Secondo il Comitato Internazionale delle Croce Rossa ( ICRC ) potrebbe essere auspicabile estendere il diritto internazionale che regola i conflitti ai videogame ambientati in scenari di guerra .
L’istituzione svizzera, impegnata nella promozione del diritto internazionale umanitario con particolare attenzione per le vittime dei conflitti armati, starebbe guardando al diritto internazionale per valutarne l’applicabilità a diversi livelli ed eventualmente spingere gli sviluppatori di videogame ad aderirvi, o i governi a regolare il settore dei wargame conformemente ai trattati stipulati.

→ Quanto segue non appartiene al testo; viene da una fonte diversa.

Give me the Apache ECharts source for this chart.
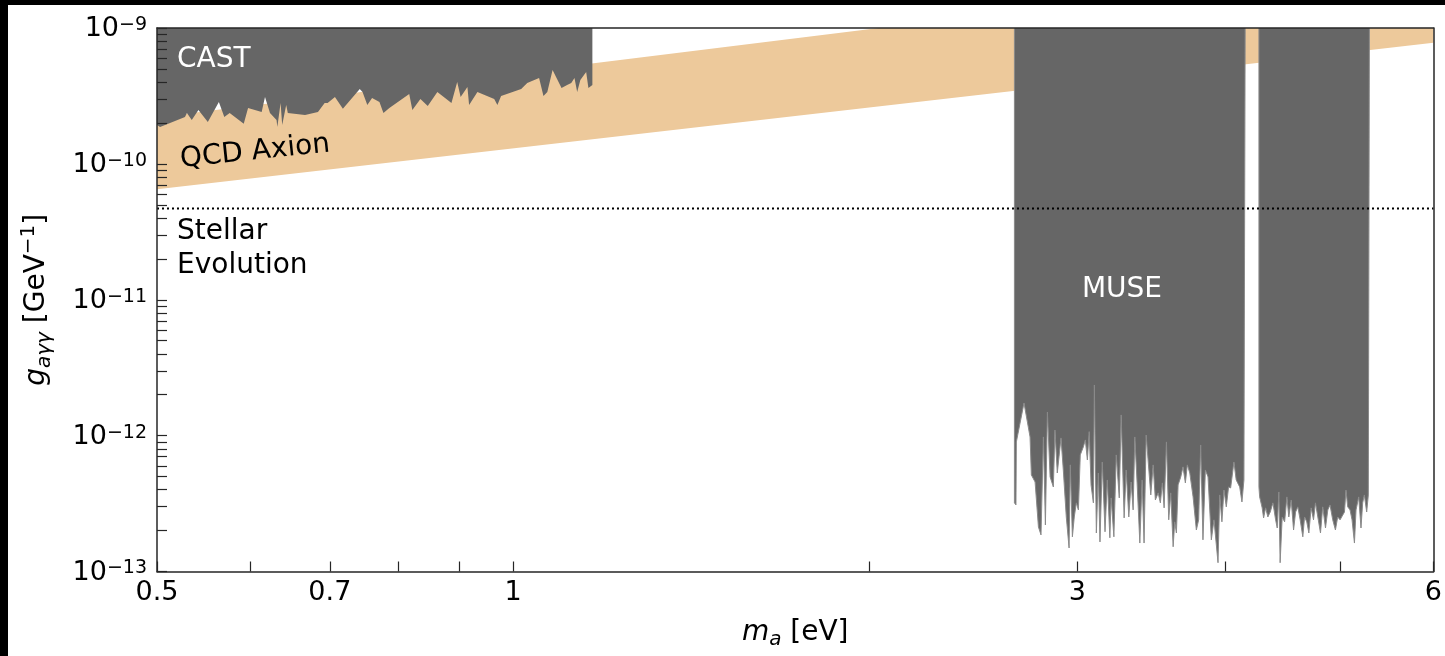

ICRC si riferisce in particolare alle Convenzioni di Ginevra: una serie di trattati e protocolli risalenti al 1949 e che regolano il trattamento dei prigionieri, dei civili e dei feriti nel corso di una campagna di guerra.
Tra i crimini rilevati nei trattati, l’eccessiva violenza, la cattura di ostaggi e la tortura: tutto questo dovrebbe trovare applicazione anche nei confronti delle vittime digitali , o almeno nei confronti delle coscienze dei loro carnefici dietro il controller .
L’indagine avviata da ICRC, peraltro, prende spunto da uno studio condotto da due organizzazioni per i diritti umani svizzere, Trial ( Track impunity always ) e Pro Juventute , in cui si metteva in luce come molti dei giochi di guerra sul mercato conterrebbero azioni che nel mondo reale violano il quadro normativo internazionale , così come l’etica). Oltretutto, lascerebbe i protagonisti-colpevoli sostanzialmente impuniti.
Già in quella occasione si era specificato di non cercare la censura, ma la collaborazione con gli sviluppatori per evitare in futuro tali derive poco educative.
Così, anche ICRC non punterebbe alla censura, ma a lavorare con gli sviluppatori per contrastare gli aspetti meno educativi degli attuali videogame di guerra.